For all the talk of the Raptors’ offensive changes, that improvement has come largely at the defensive end. Toronto’s starting five has a 100.7 defensive rating, better than the Boston Celtics‘ league-leading mark this season (101.1). Anunoby, projected to play limited minutes before the season, has been a big factor in that defensive success.
The other question here is why the Raptors have continually outperformed their RPM projections. As I noted over the summer, Toronto has beaten them by an average of six wins over the past four seasons, which will only go up this year. I suspect part of what’s happening is that the multiyear version of RPM used to build projections incorporates playoff performance, and naturally, the Raptors haven’t been as effective there. We’ll see whether their overperformance can carry over to the postseason this season.

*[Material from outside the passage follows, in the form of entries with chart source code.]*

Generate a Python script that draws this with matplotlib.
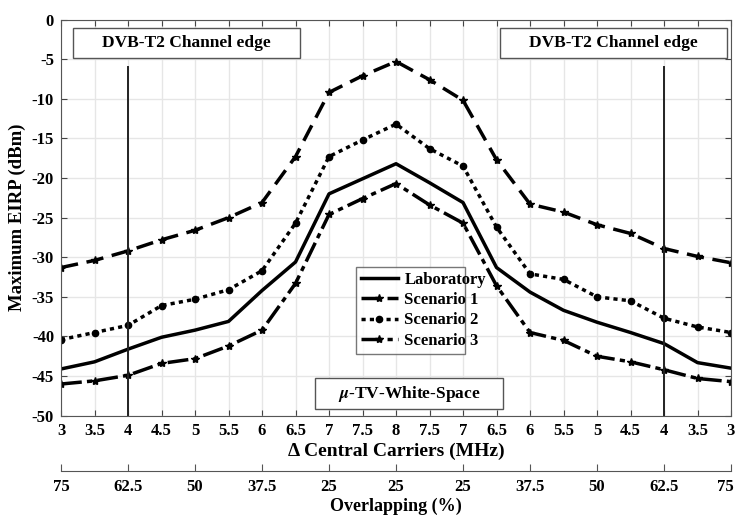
import numpy as np
import matplotlib
matplotlib.use("Agg")
import matplotlib.pyplot as plt
import matplotlib.transforms as mtransforms

plt.rcParams['font.family'] = 'Liberation Serif'
plt.rcParams['font.weight'] = 'bold'
plt.rcParams['mathtext.fontset'] = 'stix'
plt.rcParams['axes.unicode_minus'] = False

# Dados
carriers = ['3', '3.5', '4', '4.5', '5', '5.5', '6', '6.5', '7', '7.5', '8',
            '7.5', '7', '6.5', '6', '5.5', '5', '4.5', '4', '3.5', '3']
overlap = ['75', '62.5', '50', '37.5', '25', '25', '25', '37.5', '50', '62.5', '75']

lab = [-44.1, -43.2, -41.6, -40.1, -39.2, -38.1, -34.2, -30.6, -22.0, -20.1, -18.2,
       -20.6, -23.1, -31.3, -34.4, -36.7, -38.2, -39.5, -40.9, -43.3, -44.0]
sc1 = [-31.3, -30.4, -29.2, -27.8, -26.6, -25.0, -23.1, -17.3, -9.2, -7.1, -5.3,
       -7.6, -10.2, -17.7, -23.3, -24.3, -25.9, -27.0, -28.9, -29.9, -30.7]
sc2 = [-40.4, -39.5, -38.6, -36.1, -35.3, -34.1, -31.7, -25.7, -17.3, -15.2, -13.2,
       -16.3, -18.5, -26.2, -32.1, -32.8, -35.0, -35.5, -37.7, -38.8, -39.5]
sc3 = [-46.0, -45.6, -44.9, -43.4, -42.8, -41.2, -39.2, -33.3, -24.6, -22.6, -20.7,
       -23.4, -25.7, -33.6, -39.5, -40.5, -42.5, -43.2, -44.2, -45.3, -45.7]

xx = np.arange(len(carriers))
edges = [2, 18]

fig = plt.figure(figsize=(7.37, 5.19), dpi=100)
ax = fig.add_axes([0.0828, 0.199, 0.9091, 0.7634])

ax.plot(xx, lab, label="Laboratory", linestyle='-', linewidth=2.5, color="black")
ax.plot(xx, sc1, label="Scenario 1", linestyle=(0, (5, 2.5)), linewidth=2.5,
        color="black", marker='*', markersize=6)
ax.plot(xx, sc2, label="Scenario 2", linestyle=(0, (1.2, 1.2)), linewidth=2.5,
        color="black", marker='o', markersize=4.5)
ax.plot(xx, sc3, label="Scenario 3", linestyle=(0, (6, 1.5, 1.5, 1.5)), linewidth=2.5,
        color="black", marker='*', markersize=6)

for e in edges:
    ax.plot([e, e], [-6, -50], color="#222222", linewidth=1.4)

ax.set_xlim(0, 20)
ax.set_ylim(-50, 0)
ax.set_xticks(xx)
ax.set_xticklabels(carriers)
ax.set_yticks(np.arange(-50, 1, 5))
ax.tick_params(direction='in', top=True, right=True, labelsize=12, length=4,
               color='#444444', pad=5)
for lbl in ax.get_xticklabels() + ax.get_yticklabels():
    lbl.set_fontweight('bold')
ax.grid(color='#e6e6e6', linewidth=1)
for s in ax.spines.values():
    s.set_color('#555555')
ax.set_xlabel("Δ Central Carriers (MHz)", fontsize=14, fontweight='bold', labelpad=3)
ax.set_ylabel("Maximum EIRP (dBm)", fontsize=13.5, fontweight='bold', labelpad=4)

# Caixas de texto
boxes = [(0.36, 7.13, -1.07, -4.86, "DVB-T2 Channel edge"),
         (13.1, 19.88, -1.07, -4.86, "DVB-T2 Channel edge"),
         (7.58, 13.19, -45.26, -49.2, r"$\mu$-TV-White-Space")]
for x0, x1, y0, y1, txt in boxes:
    ax.add_patch(plt.Rectangle((x0, y1), x1 - x0, y0 - y1, facecolor='white',
                               edgecolor='#555555', linewidth=1, zorder=3))
    ax.text((x0 + x1) / 2, (y0 + y1) / 2, txt, ha='center', va='center',
            fontsize=12.5, fontweight='bold', zorder=4)

leg = ax.legend(loc='lower left', bbox_to_anchor=(0.428, 0.136, 0.187, 0.229),
                mode='expand', fontsize=12, frameon=True, fancybox=False,
                handlelength=2.2, borderpad=0.3, labelspacing=0.25, handletextpad=0.4)
leg.get_frame().set_edgecolor('#555555')
leg.get_frame().set_linewidth(1)
for t in leg.get_texts():
    t.set_fontweight('bold')

# Eixo secundário (Overlapping)
ax2 = fig.add_axes([0.0828, 0.0925, 0.9091, 0.001])
ax2.set_xlim(0, 20)
ax2.set_ylim(0, 1)
ax2.set_yticks([])
for k in ['top', 'left', 'right']:
    ax2.spines[k].set_visible(False)
ax2.spines['bottom'].set_color('#555555')
ax2.patch.set_alpha(0)
ax2.set_xticks(xx[::2])
ax2.set_xticklabels(overlap)
ax2.tick_params(axis='x', direction='in', length=5, labelsize=12, color='#555555', pad=6)
for lbl in ax2.get_xticklabels():
    lbl.set_fontweight('bold')
# desloca os rótulos das pontas para não cortar
ax2.get_xticklabels()[-1].set_transform(
    ax2.get_xticklabels()[-1].get_transform()
    + mtransforms.ScaledTranslation(-6 / 100, 0, fig.dpi_scale_trans))
ax.get_xticklabels()[-1].set_transform(
    ax.get_xticklabels()[-1].get_transform()
    + mtransforms.ScaledTranslation(-1 / 100, 0, fig.dpi_scale_trans))
ax2.set_xlabel("Overlapping (%)", fontsize=13, fontweight='bold', labelpad=2)

fig.savefig("out.png", dpi=100)
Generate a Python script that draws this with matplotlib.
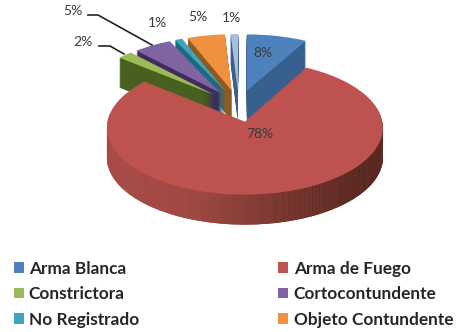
import matplotlib
matplotlib.use("Agg")
import numpy as np
import matplotlib.pyplot as plt
from matplotlib.colors import LinearSegmentedColormap
from matplotlib.patches import Patch
from matplotlib.transforms import Transform

categories = ["Arma Blanca", "Arma de Fuego", "Constrictora", "Cortocontundente",
              "No Registrado", "Objeto Contundente", "Otro"]
values = [8, 78, 2, 5, 1, 5, 1]
labels = ["8%", "78%", "2%", "5%", "1%", "5%", "1%"]
colors = ["#4f81bd", "#bd524e", "#9bbb59", "#8064a2", "#3fa5bd", "#f0913f", "#a5bfe4"]
wall_colors = ["#38608f", "#96403d", "#48601f", "#3f2b5e", "#1d6a80", "#8f5a22", "#3d5f8f"]
legend_order = [0, 2, 4, 1, 3, 5]  # legend fills by column, reference reads by row

DEPTH = 30
RED = 1


class TiltedPie(Transform):
    # flat pie coordinates to picture pixels, with some perspective
    input_dims = 2
    output_dims = 2

    def __init__(self, drop=0):
        super().__init__()
        self.drop = drop

    def transform_non_affine(self, xy):
        xy = np.asarray(xy, dtype=float)
        p = 1 / (1 + 0.089 * xy[:, 1])
        return np.column_stack([245 + 137.5 * xy[:, 0] * p,
                                122 - 66.5 * xy[:, 1] * p + self.drop])


plt.rcParams["font.family"] = ["Lato", "DejaVu Sans"]
fig = plt.figure(figsize=(4.6, 3.32), dpi=100)
ax = fig.add_axes([0, 0, 1, 1])


def draw_pie(cols, drop):
    wedges, _ = ax.pie(values, colors=cols, startangle=90, counterclock=False,
                       explode=[0.25] * len(values), center=(-0.0475, 0.25), radius=1,
                       wedgeprops={"linewidth": 0})
    for w in wedges:
        w.set_transform(TiltedPie(drop) + ax.transData)
    return wedges


def only(keep, base):
    return [c if i in keep else "none" for i, c in enumerate(base)]


back = [0, 6, 5, 4, 3, 2]
for d in range(DEPTH, 0, -1):
    draw_pie(only(back, wall_colors), d)
draw_pie(only(back, colors), 0)

# red side gets darker to the right
shade = LinearSegmentedColormap.from_list("shade", ["#b0524e", "#a04a45", "#6e352c", "#46201a"])
gradient = np.linspace(0, 1, 256)[None, :]
for d in range(DEPTH, 0, -1):
    wedges = draw_pie(only([RED], wall_colors), d)
    im = ax.imshow(gradient, cmap=shade, extent=(107, 383, 260, 60), aspect="auto", zorder=1)
    im.set_clip_path(wedges[RED])
top = draw_pie(only([RED], colors), 0)
for w in top:
    w.set_zorder(2)

ax.set_aspect("auto")
ax.set_xlim(0, 460)
ax.set_ylim(332, 0)
ax.axis("off")

label_pos = [(263, 53), (260, 134), (83, 42), (73, 11), (157, 23), (198, 17), (231, 18)]
for txt, (x, y) in zip(labels, label_pos):
    ax.text(x, y, txt, ha="center", va="center", fontsize=10, color="#3a3a3a", zorder=3)

ax.plot([88, 98, 152], [15, 15, 45], color="#222222", lw=1.2, zorder=3)
ax.plot([99, 110, 124], [46, 46, 54], color="#222222", lw=1.2, zorder=3)

# only six entries fit in the legend
handles = [Patch(facecolor=colors[i]) for i in legend_order]
names = [categories[i] for i in legend_order]
leg = fig.legend(handles, names, ncol=2, loc="lower left", bbox_to_anchor=(0.022, 0.003),
                 frameon=False, fontsize=12.4, columnspacing=8.1, handlelength=0.58,
                 handleheight=0.58, handletextpad=0.3, labelspacing=0.55, borderpad=0.2,
                 borderaxespad=0)
for t in leg.get_texts():
    t.set_color("#262626")
    t.set_fontweight("bold")

fig.savefig("out.png", dpi=100)
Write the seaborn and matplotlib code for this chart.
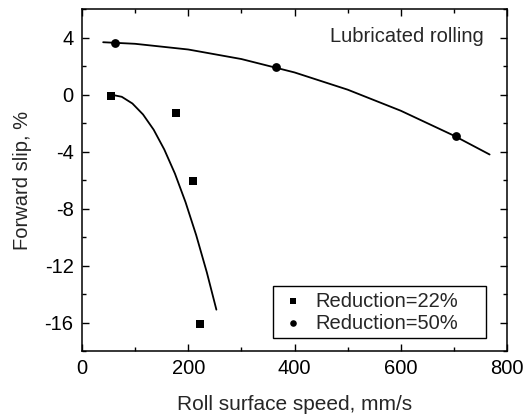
import matplotlib
matplotlib.use("Agg")
import matplotlib.pyplot as plt
import matplotlib.patches as mpatches
import seaborn as sns
import pandas as pd
from matplotlib.ticker import MultipleLocator

# data
r22_speed = [55, 177, 209, 222]
r22_slip = [-0.12, -1.26, -6.06, -16.07]
r50_speed = [62, 365, 703]
r50_slip = [3.65, 1.92, -2.93]

# fitted curves
fit22_speed = [55, 75, 95, 115, 135, 155, 175, 195, 215, 235, 253]
fit22_slip = [0.0, -0.15, -0.62, -1.39, -2.46, -3.85, -5.54, -7.55, -9.86, -12.47, -15.09]
fit50_speed = [40, 100, 200, 300, 400, 500, 600, 700, 767]
fit50_slip = [3.68, 3.57, 3.17, 2.50, 1.56, 0.35, -1.13, -2.88, -4.20]

label22 = "Reduction=22%"
label50 = "Reduction=50%"

sns.set_style("ticks")
plt.rcParams["font.family"] = ["Liberation Sans", "DejaVu Sans"]
plt.rcParams["axes.unicode_minus"] = False

fig = plt.figure(figsize=(5.25, 4.17), dpi=100)
ax = fig.add_axes([0.156, 0.158, 0.81, 0.82])

df22 = pd.DataFrame({"x": r22_speed, "y": r22_slip})
df50 = pd.DataFrame({"x": r50_speed, "y": r50_slip})
f22 = pd.DataFrame({"x": fit22_speed, "y": fit22_slip})
f50 = pd.DataFrame({"x": fit50_speed, "y": fit50_slip})

sns.lineplot(data=f22, x="x", y="y", ax=ax, color="black", lw=1.3, sort=False,
             estimator=None, legend=False)
sns.lineplot(data=f50, x="x", y="y", ax=ax, color="black", lw=1.3, sort=False,
             estimator=None, legend=False)
sns.scatterplot(data=df22, x="x", y="y", ax=ax, marker="s", color="black", s=26,
                edgecolor="black", linewidth=0, label=label22, zorder=3)
sns.scatterplot(data=df50, x="x", y="y", ax=ax, marker="o", color="black", s=40,
                edgecolor="black", linewidth=0, label=label50, zorder=3)

ax.set_xlim(0, 800)
ax.set_ylim(-18, 6)
ax.xaxis.set_major_locator(MultipleLocator(200))
ax.xaxis.set_minor_locator(MultipleLocator(100))
ax.yaxis.set_major_locator(MultipleLocator(4))
ax.yaxis.set_minor_locator(MultipleLocator(2))
ax.tick_params(which="both", direction="in", top=True, right=True,
               labelsize=14.5, colors="black", width=1)
ax.tick_params(which="major", length=5, pad=6)
ax.tick_params(which="minor", length=3)
for s in ax.spines.values():
    s.set_visible(True)
    s.set_linewidth(1.1)
    s.set_color("black")

ax.set_xlabel("Roll surface speed, mm/s", fontsize=15, labelpad=12)
ax.set_ylabel("Forward slip, %", fontsize=14.5, labelpad=9)

ax.text(0.944, 0.921, "Lubricated rolling", transform=ax.transAxes,
        ha="right", va="center", fontsize=14.5)

leg = ax.legend(loc="center left", bbox_to_anchor=(0.468, 0.114), fontsize=14.5,
                frameon=False, handletextpad=0.5, borderpad=0, labelspacing=0.15,
                markerscale=0.75, handlelength=1.2, borderaxespad=0)

# legend frame (wider right padding, as in the reference)
frame = mpatches.Rectangle((0.449, 0.038), 0.502, 0.152, transform=ax.transAxes,
                           fill=False, edgecolor="black", linewidth=1.0, zorder=4)
ax.add_patch(frame)

fig.savefig("out.png", dpi=100)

Wassup Can you direct me to somewhere that I can find who has seen the biggest jumps in 3PT% (NBA)?#PeltonMailBag
— KidKash202 (@KidKash202) March 3, 2018
Here they are, minimum 100 attempts both seasons.
And, for comparison’s sake, the players with the biggest declines this season:
To state the obvious, these lists are heavily governed by regression to the mean. Every player on the second list shot better in 2016-17 than every player on the first list, in most cases, dramatically so. As a result, odds are both lists overstate the magnitude of any actual change in players’ shooting ability.
That said, it’s encouraging to see second-year lottery picks Brandon Ingram and Dragan Bender making strides as 3-point shooters after disappointing in that regard as rookies. Improved 3-point shooting is also a big part of Kelly Oubre Jr.’s development, and Trey Lyles has gotten back to the kind of 3-point shooting we saw from him as a rookie.
On the other side, the Wizards expected they’d get capable 3-point shooting out of Meeks, a career 37.3 percent shooter entering this season. Instead, he has made 3s at a career-low rate, a tough break for a team whose depth is limited by luxury-tax concerns.